— Begin Collected material —
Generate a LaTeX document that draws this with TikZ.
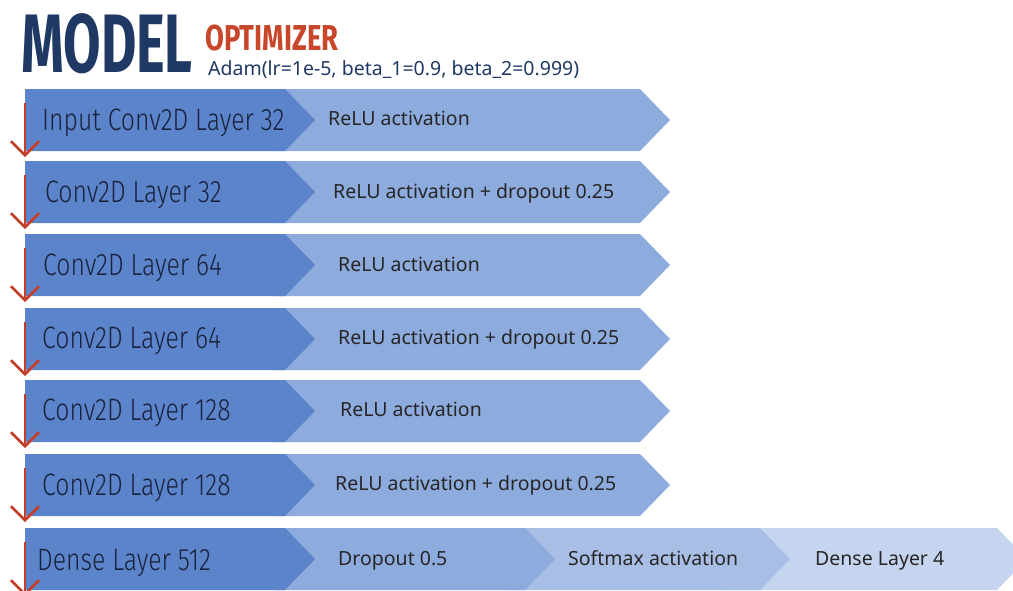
\documentclass[tikz,border=0pt]{standalone}
\usepackage{fontspec}
\usepackage{tikz}
\usetikzlibrary{arrows.meta}
\setmainfont{Noto Sans}
\newfontfamily\layerfont[FakeStretch=0.80]{Fira Sans Light}
\newfontfamily\headfont[FakeStretch=0.655]{Fira Sans}
\newfontfamily\optfont[FakeStretch=0.76]{Fira Sans}

\definecolor{layerblue}{RGB}{91,132,203}
\definecolor{actblue}{RGB}{142,171,222}
\definecolor{softblue}{RGB}{169,190,229}
\definecolor{paleblue}{RGB}{198,213,239}
\definecolor{titlenavy}{RGB}{31,56,100}
\definecolor{optired}{RGB}{200,70,42}
\definecolor{arrowred}{RGB}{196,62,42}
\definecolor{labelink}{RGB}{25,35,60}

\tikzset{
    layer/.style={fill=layerblue},
    act/.style={fill=actblue},
    layertext/.style={anchor=base west, inner sep=0pt, text=labelink, font=\layerfont\fontsize{31}{31}\selectfont},
    acttext/.style={anchor=base west, inner sep=0pt, text=black!85, font=\fontsize{19.5}{19.5}\selectfont},
    down/.style={draw=arrowred, line width=2.5pt, -{Straight Barb[length=14pt,width=28pt,line width=2.5pt]}}
}

\begin{document}
\begin{tikzpicture}[x=1pt,y=-1pt]

        \useasboundingbox (0,0) rectangle (1013,590);
        \clip (0,0) rectangle (1013,590);

        % heading
            \node[anchor=base west, inner sep=0pt, text=titlenavy, font=\headfont\bfseries\fontsize{83}{83}\selectfont] (model) at (21,72) {MODEL};
            \node[anchor=base west, inner sep=0pt, text=optired, font=\optfont\bfseries\fontsize{36}{36}\selectfont] (opt) at (205,50) {OPTIMIZER};
            \node[anchor=base west, inner sep=0pt, text=titlenavy, font=\fontsize{19.5}{19.5}\selectfont] (adam) at (208,75) {Adam(lr=1e-5, beta\_1=0.9, beta\_2=0.999)};

        % row corners
            \coordinate (r1) at (25,89);
            \coordinate (r2) at (25,161);
            \coordinate (r3) at (25,234);
            \coordinate (r4) at (25,308);
            \coordinate (r5) at (25,380);
            \coordinate (r6) at (25,454);
            \coordinate (r7) at (25,528);

        % activation bands
            \fill[act] ([xshift=250pt]r1) -- ++(365,0) -- ++(30,31) -- ++(-30,31) -- ++(-365,0) -- cycle;
            \fill[act] ([xshift=250pt]r2) -- ++(365,0) -- ++(30,31) -- ++(-30,31) -- ++(-365,0) -- cycle;
            \fill[act] ([xshift=250pt]r3) -- ++(365,0) -- ++(30,31) -- ++(-30,31) -- ++(-365,0) -- cycle;
            \fill[act] ([xshift=250pt]r4) -- ++(365,0) -- ++(30,31) -- ++(-30,31) -- ++(-365,0) -- cycle;
            \fill[act] ([xshift=250pt]r5) -- ++(365,0) -- ++(30,31) -- ++(-30,31) -- ++(-365,0) -- cycle;
            \fill[act] ([xshift=250pt]r6) -- ++(365,0) -- ++(30,31) -- ++(-30,31) -- ++(-365,0) -- cycle;
            \fill[paleblue] ([xshift=700pt]r7) -- ++(272,0) -- ++(30,31) -- ++(-30,31) -- ++(-272,0) -- cycle;
            \fill[softblue] ([xshift=480pt]r7) -- ++(255,0) -- ++(30,31) -- ++(-30,31) -- ++(-255,0) -- cycle;
            \fill[act] ([xshift=250pt]r7) -- ++(250,0) -- ++(30,31) -- ++(-30,31) -- ++(-250,0) -- cycle;

        % layer bands
            \fill[layer] (r1) -- ++(260,0) -- ++(30,31) -- ++(-30,31) -- ++(-260,0) -- cycle;
            \fill[layer] (r2) -- ++(260,0) -- ++(30,31) -- ++(-30,31) -- ++(-260,0) -- cycle;
            \fill[layer] (r3) -- ++(260,0) -- ++(30,31) -- ++(-30,31) -- ++(-260,0) -- cycle;
            \fill[layer] (r4) -- ++(260,0) -- ++(30,31) -- ++(-30,31) -- ++(-260,0) -- cycle;
            \fill[layer] (r5) -- ++(260,0) -- ++(30,31) -- ++(-30,31) -- ++(-260,0) -- cycle;
            \fill[layer] (r6) -- ++(260,0) -- ++(30,31) -- ++(-30,31) -- ++(-260,0) -- cycle;
            \fill[layer] (r7) -- ++(260,0) -- ++(30,31) -- ++(-30,31) -- ++(-260,0) -- cycle;

        % layer names
            \node[layertext] (in1) at (42,130) {Input Conv2D Layer 32};
            \node[layertext] (in2) at (45,202) {Conv2D Layer 32};
            \node[layertext] (in3) at (43,275) {Conv2D Layer 64};
            \node[layertext] (in4) at (42,348) {Conv2D Layer 64};
            \node[layertext] (in5) at (42,420) {Conv2D Layer 128};
            \node[layertext] (in6) at (42,495) {Conv2D Layer 128};
            \node[layertext] (in7) at (37,570) {Dense Layer 512};

        % activations
            \node[acttext] (act1) at (328,125) {ReLU activation};
            \node[acttext] (act2) at (333,198) {ReLU activation + dropout 0.25};
            \node[acttext] (act3) at (338,271) {ReLU activation};
            \node[acttext] (act4) at (338,344) {ReLU activation + dropout 0.25};
            \node[acttext] (act5) at (340,416) {ReLU activation};
            \node[acttext] (act6) at (335,490) {ReLU activation + dropout 0.25};
            \node[acttext] (act7) at (338,565) {Dropout 0.5};
            \node[acttext] (soft7) at (568,565) {Softmax activation};
            \node[acttext] (out7) at (815,565) {Dense Layer 4};

        % flow arrows
            \draw[down] ([yshift=-14pt]r1) -- ([yshift=-68pt]r1);
            \draw[down] ([yshift=-14pt]r2) -- ([yshift=-68pt]r2);
            \draw[down] ([yshift=-14pt]r3) -- ([yshift=-68pt]r3);
            \draw[down] ([yshift=-14pt]r4) -- ([yshift=-68pt]r4);
            \draw[down] ([yshift=-14pt]r5) -- ([yshift=-68pt]r5);
            \draw[down] ([yshift=-14pt]r6) -- ([yshift=-68pt]r6);
            \draw[down] ([yshift=-14pt]r7) -- ([yshift=-68pt]r7);
        \end{tikzpicture}
\end{document}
— End Collected material —
◆ Request ◆
From the material above, copy everything exactly but the pictures.

◆ Result below ◆
Generate a LaTeX document that draws this with TikZ.
\documentclass[tikz,border=0pt]{standalone}
\usepackage{fontspec}
\usepackage{tikz}
\usetikzlibrary{arrows.meta}
\setmainfont{Noto Sans}
\newfontfamily\layerfont[FakeStretch=0.80]{Fira Sans Light}
\newfontfamily\headfont[FakeStretch=0.655]{Fira Sans}
\newfontfamily\optfont[FakeStretch=0.76]{Fira Sans}

\definecolor{layerblue}{RGB}{91,132,203}
\definecolor{actblue}{RGB}{142,171,222}
\definecolor{softblue}{RGB}{169,190,229}
\definecolor{paleblue}{RGB}{198,213,239}
\definecolor{titlenavy}{RGB}{31,56,100}
\definecolor{optired}{RGB}{200,70,42}
\definecolor{arrowred}{RGB}{196,62,42}
\definecolor{labelink}{RGB}{25,35,60}

\tikzset{
    layer/.style={fill=layerblue},
    act/.style={fill=actblue},
    layertext/.style={anchor=base west, inner sep=0pt, text=labelink, font=\layerfont\fontsize{31}{31}\selectfont},
    acttext/.style={anchor=base west, inner sep=0pt, text=black!85, font=\fontsize{19.5}{19.5}\selectfont},
    down/.style={draw=arrowred, line width=2.5pt, -{Straight Barb[length=14pt,width=28pt,line width=2.5pt]}}
}

\begin{document}
\begin{tikzpicture}[x=1pt,y=-1pt]

        \useasboundingbox (0,0) rectangle (1013,590);
        \clip (0,0) rectangle (1013,590);

        % heading
            \node[anchor=base west, inner sep=0pt, text=titlenavy, font=\headfont\bfseries\fontsize{83}{83}\selectfont] (model) at (21,72) {MODEL};
            \node[anchor=base west, inner sep=0pt, text=optired, font=\optfont\bfseries\fontsize{36}{36}\selectfont] (opt) at (205,50) {OPTIMIZER};
            \node[anchor=base west, inner sep=0pt, text=titlenavy, font=\fontsize{19.5}{19.5}\selectfont] (adam) at (208,75) {Adam(lr=1e-5, beta\_1=0.9, beta\_2=0.999)};

        % row corners
            \coordinate (r1) at (25,89);
            \coordinate (r2) at (25,161);
            \coordinate (r3) at (25,234);
            \coordinate (r4) at (25,308);
            \coordinate (r5) at (25,380);
            \coordinate (r6) at (25,454);
            \coordinate (r7) at (25,528);

        % activation bands
            \fill[act] ([xshift=250pt]r1) -- ++(365,0) -- ++(30,31) -- ++(-30,31) -- ++(-365,0) -- cycle;
            \fill[act] ([xshift=250pt]r2) -- ++(365,0) -- ++(30,31) -- ++(-30,31) -- ++(-365,0) -- cycle;
            \fill[act] ([xshift=250pt]r3) -- ++(365,0) -- ++(30,31) -- ++(-30,31) -- ++(-365,0) -- cycle;
            \fill[act] ([xshift=250pt]r4) -- ++(365,0) -- ++(30,31) -- ++(-30,31) -- ++(-365,0) -- cycle;
            \fill[act] ([xshift=250pt]r5) -- ++(365,0) -- ++(30,31) -- ++(-30,31) -- ++(-365,0) -- cycle;
            \fill[act] ([xshift=250pt]r6) -- ++(365,0) -- ++(30,31) -- ++(-30,31) -- ++(-365,0) -- cycle;
            \fill[paleblue] ([xshift=700pt]r7) -- ++(272,0) -- ++(30,31) -- ++(-30,31) -- ++(-272,0) -- cycle;
            \fill[softblue] ([xshift=480pt]r7) -- ++(255,0) -- ++(30,31) -- ++(-30,31) -- ++(-255,0) -- cycle;
            \fill[act] ([xshift=250pt]r7) -- ++(250,0) -- ++(30,31) -- ++(-30,31) -- ++(-250,0) -- cycle;

        % layer bands
            \fill[layer] (r1) -- ++(260,0) -- ++(30,31) -- ++(-30,31) -- ++(-260,0) -- cycle;
            \fill[layer] (r2) -- ++(260,0) -- ++(30,31) -- ++(-30,31) -- ++(-260,0) -- cycle;
            \fill[layer] (r3) -- ++(260,0) -- ++(30,31) -- ++(-30,31) -- ++(-260,0) -- cycle;
            \fill[layer] (r4) -- ++(260,0) -- ++(30,31) -- ++(-30,31) -- ++(-260,0) -- cycle;
            \fill[layer] (r5) -- ++(260,0) -- ++(30,31) -- ++(-30,31) -- ++(-260,0) -- cycle;
            \fill[layer] (r6) -- ++(260,0) -- ++(30,31) -- ++(-30,31) -- ++(-260,0) -- cycle;
            \fill[layer] (r7) -- ++(260,0) -- ++(30,31) -- ++(-30,31) -- ++(-260,0) -- cycle;

        % layer names
            \node[layertext] (in1) at (42,130) {Input Conv2D Layer 32};
            \node[layertext] (in2) at (45,202) {Conv2D Layer 32};
            \node[layertext] (in3) at (43,275) {Conv2D Layer 64};
            \node[layertext] (in4) at (42,348) {Conv2D Layer 64};
            \node[layertext] (in5) at (42,420) {Conv2D Layer 128};
            \node[layertext] (in6) at (42,495) {Conv2D Layer 128};
            \node[layertext] (in7) at (37,570) {Dense Layer 512};

        % activations
            \node[acttext] (act1) at (328,125) {ReLU activation};
            \node[acttext] (act2) at (333,198) {ReLU activation + dropout 0.25};
            \node[acttext] (act3) at (338,271) {ReLU activation};
            \node[acttext] (act4) at (338,344) {ReLU activation + dropout 0.25};
            \node[acttext] (act5) at (340,416) {ReLU activation};
            \node[acttext] (act6) at (335,490) {ReLU activation + dropout 0.25};
            \node[acttext] (act7) at (338,565) {Dropout 0.5};
            \node[acttext] (soft7) at (568,565) {Softmax activation};
            \node[acttext] (out7) at (815,565) {Dense Layer 4};

        % flow arrows
            \draw[down] ([yshift=-14pt]r1) -- ([yshift=-68pt]r1);
            \draw[down] ([yshift=-14pt]r2) -- ([yshift=-68pt]r2);
            \draw[down] ([yshift=-14pt]r3) -- ([yshift=-68pt]r3);
            \draw[down] ([yshift=-14pt]r4) -- ([yshift=-68pt]r4);
            \draw[down] ([yshift=-14pt]r5) -- ([yshift=-68pt]r5);
            \draw[down] ([yshift=-14pt]r6) -- ([yshift=-68pt]r6);
            \draw[down] ([yshift=-14pt]r7) -- ([yshift=-68pt]r7);
        \end{tikzpicture}
\end{document}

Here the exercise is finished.